Utopia-Asia.com is a Bangkok based HIV and LGBTI travel information hub. It’s the longest running website of its kind in the region.
‘I’m currently at Kuala Lumpur International Airport and can’t access Utopia-Asia.com with either airport Wi-Fi or Starbucks Wi-Fi. Come on Starbucks, why are you blocking the LGBT community? Oddly, gay dating apps with much raunchier content are let through! Feeling angry.’ wrote one Facebook user on Utopia’s social media page.
Researchers found Internet Service Provider TMNet rerouted Utopia Asia’s domain name and displayed a fake messaged that the website no longer existed.
‘Is your website down? I cannot access Utopia-Asia.com in Malaysia any longer,’ wrote a Facebook user.
‘My browser displays a ‘server error 404 – file or directory not found’ message.
It is illegal to be homosexual or transgender in Malaysia and while the country has banned the positive portrayal of LGBTI people in TV or film, this is the first example of restricting content online.
Why Utopia is important
Founded 24 years ago, Utopia Asia has been a critical resource for people in the region who often can’t access sexual health information anywhere else.
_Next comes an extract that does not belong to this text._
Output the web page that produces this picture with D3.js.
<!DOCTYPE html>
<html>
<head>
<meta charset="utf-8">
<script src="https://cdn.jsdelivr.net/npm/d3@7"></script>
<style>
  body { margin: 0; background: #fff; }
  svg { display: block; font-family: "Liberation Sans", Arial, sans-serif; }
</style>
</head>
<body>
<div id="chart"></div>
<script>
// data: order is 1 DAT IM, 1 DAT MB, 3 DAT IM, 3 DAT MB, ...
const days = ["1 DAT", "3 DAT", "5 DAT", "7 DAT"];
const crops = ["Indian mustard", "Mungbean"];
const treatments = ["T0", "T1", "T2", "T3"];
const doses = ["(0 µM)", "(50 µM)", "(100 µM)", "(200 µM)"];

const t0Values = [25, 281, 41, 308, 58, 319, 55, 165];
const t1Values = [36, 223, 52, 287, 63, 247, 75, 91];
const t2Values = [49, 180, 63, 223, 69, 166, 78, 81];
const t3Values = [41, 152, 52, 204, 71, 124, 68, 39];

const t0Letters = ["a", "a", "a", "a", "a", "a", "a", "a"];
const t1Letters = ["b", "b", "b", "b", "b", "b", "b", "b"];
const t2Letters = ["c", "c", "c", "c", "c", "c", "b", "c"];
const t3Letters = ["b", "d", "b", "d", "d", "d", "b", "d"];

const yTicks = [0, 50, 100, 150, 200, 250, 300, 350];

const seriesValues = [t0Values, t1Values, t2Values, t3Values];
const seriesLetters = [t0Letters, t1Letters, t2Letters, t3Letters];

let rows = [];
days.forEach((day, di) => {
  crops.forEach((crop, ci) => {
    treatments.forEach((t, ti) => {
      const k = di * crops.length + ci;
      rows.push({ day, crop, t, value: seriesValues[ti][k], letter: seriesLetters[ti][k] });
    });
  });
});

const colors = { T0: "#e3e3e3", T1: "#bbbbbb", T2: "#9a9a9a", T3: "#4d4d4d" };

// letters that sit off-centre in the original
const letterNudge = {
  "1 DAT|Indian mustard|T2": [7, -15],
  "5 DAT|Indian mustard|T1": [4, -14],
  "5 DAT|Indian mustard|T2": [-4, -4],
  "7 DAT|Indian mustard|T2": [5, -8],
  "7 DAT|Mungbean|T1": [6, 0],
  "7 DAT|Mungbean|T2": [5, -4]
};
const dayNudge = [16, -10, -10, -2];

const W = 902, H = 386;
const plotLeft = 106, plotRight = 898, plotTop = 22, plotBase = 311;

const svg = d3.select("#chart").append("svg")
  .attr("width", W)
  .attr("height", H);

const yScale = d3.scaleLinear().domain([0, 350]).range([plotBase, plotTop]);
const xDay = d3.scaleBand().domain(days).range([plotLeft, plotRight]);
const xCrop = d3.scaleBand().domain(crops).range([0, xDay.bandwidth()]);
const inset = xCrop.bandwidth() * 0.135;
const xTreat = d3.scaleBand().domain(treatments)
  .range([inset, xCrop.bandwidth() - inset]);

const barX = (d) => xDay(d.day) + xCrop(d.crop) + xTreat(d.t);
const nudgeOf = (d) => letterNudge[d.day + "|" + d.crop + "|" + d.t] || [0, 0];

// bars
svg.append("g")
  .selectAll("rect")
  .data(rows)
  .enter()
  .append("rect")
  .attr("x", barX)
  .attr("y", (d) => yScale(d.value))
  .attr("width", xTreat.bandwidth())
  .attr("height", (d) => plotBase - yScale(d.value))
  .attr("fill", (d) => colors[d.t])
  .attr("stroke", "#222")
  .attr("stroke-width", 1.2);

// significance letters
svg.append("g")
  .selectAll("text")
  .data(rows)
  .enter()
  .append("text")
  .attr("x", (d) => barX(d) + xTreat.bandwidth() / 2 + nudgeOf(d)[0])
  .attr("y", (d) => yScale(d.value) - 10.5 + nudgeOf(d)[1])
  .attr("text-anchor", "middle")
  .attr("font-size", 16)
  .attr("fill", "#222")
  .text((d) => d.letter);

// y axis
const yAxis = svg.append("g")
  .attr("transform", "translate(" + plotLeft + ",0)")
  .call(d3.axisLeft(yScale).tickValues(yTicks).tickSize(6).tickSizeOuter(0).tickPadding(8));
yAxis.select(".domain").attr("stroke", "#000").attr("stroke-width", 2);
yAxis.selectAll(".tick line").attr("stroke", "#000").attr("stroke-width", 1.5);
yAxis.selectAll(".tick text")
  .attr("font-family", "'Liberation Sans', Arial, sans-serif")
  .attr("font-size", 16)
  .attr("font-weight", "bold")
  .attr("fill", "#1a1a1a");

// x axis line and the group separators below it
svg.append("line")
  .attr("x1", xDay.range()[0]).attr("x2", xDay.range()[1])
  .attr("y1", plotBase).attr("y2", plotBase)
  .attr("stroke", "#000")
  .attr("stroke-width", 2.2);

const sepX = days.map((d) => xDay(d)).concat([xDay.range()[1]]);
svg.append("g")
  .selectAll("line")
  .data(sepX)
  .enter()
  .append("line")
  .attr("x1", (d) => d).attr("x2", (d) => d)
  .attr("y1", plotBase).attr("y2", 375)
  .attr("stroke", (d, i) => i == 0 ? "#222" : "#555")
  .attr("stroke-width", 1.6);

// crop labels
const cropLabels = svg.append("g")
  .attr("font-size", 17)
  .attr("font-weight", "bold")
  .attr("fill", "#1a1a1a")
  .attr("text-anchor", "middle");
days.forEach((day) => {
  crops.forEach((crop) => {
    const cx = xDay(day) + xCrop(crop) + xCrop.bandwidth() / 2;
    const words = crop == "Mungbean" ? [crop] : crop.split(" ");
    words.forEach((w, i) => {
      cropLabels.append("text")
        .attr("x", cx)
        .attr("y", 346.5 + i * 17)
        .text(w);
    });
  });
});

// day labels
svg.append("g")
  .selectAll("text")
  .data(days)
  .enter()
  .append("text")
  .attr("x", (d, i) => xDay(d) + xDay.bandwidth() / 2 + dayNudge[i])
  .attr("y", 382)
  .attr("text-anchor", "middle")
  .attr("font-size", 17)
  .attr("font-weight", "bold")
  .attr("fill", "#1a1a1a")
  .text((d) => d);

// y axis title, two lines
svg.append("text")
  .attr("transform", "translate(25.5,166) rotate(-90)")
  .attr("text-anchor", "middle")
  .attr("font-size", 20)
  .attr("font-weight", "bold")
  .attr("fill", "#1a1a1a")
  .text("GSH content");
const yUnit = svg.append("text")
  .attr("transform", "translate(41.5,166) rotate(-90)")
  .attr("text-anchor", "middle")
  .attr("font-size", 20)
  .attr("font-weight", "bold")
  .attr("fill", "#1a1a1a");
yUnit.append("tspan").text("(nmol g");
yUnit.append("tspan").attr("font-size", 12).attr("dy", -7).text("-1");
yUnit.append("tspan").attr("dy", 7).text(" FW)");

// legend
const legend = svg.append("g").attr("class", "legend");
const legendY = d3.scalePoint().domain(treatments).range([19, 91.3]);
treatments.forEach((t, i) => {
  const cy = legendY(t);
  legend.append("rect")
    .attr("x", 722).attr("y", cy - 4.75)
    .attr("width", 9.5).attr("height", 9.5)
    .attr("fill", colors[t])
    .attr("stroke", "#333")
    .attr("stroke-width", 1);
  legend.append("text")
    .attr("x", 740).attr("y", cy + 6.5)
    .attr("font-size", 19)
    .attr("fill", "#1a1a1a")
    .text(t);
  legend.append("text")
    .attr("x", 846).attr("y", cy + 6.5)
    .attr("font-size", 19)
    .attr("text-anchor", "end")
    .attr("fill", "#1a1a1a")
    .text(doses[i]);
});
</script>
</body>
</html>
‘It’s telling that Malaysia, rather than banning hardcore sex sites, decided to bully an LGBT community page recommended over the years by TIME Magazine, The New York Times, and Lonely Planet,’ Utopia Asia founder John Goss told PR Web.
‘This move is especially egregious, because Utopia – a free, non-pornographic public resource – is designed to help improve people’s lives.
‘Malaysia should worry about the corrosion of human rights and rising religious intolerance, rather than which healthcare providers, hotels or restaurants welcome gays. Otherwise they will be implicated in the growing humanitarian crisis in their own back yard and that’s going to dent their tourism dollars.’
Will things change under Mahatir Mohamad?
Malaysians went to the polls on 9 May and handed a surprising victory to 92-year-old Mahatir Mohamad.
It is not clear whether LGBTI people will fare better under Mohamad. But it is not likely give his track record of comments on gay people.
After his political rival Anwar Ibrahim was convicted of sodomy, Mohamad said Malaysia would not be safe with a gay man in charge.
‘Imagine a gay PM… Nobody will be safe,’ he said at a conference in 2005.
Mohamad was clear where he stood on the incarceration of gay people.
‘I’m a Muslim, we don’t accept that,’ he told The Guardian last week.
‘You can be a liberal and accept same-sex marriage and all that, but that’s your business. We are very orthodox people.’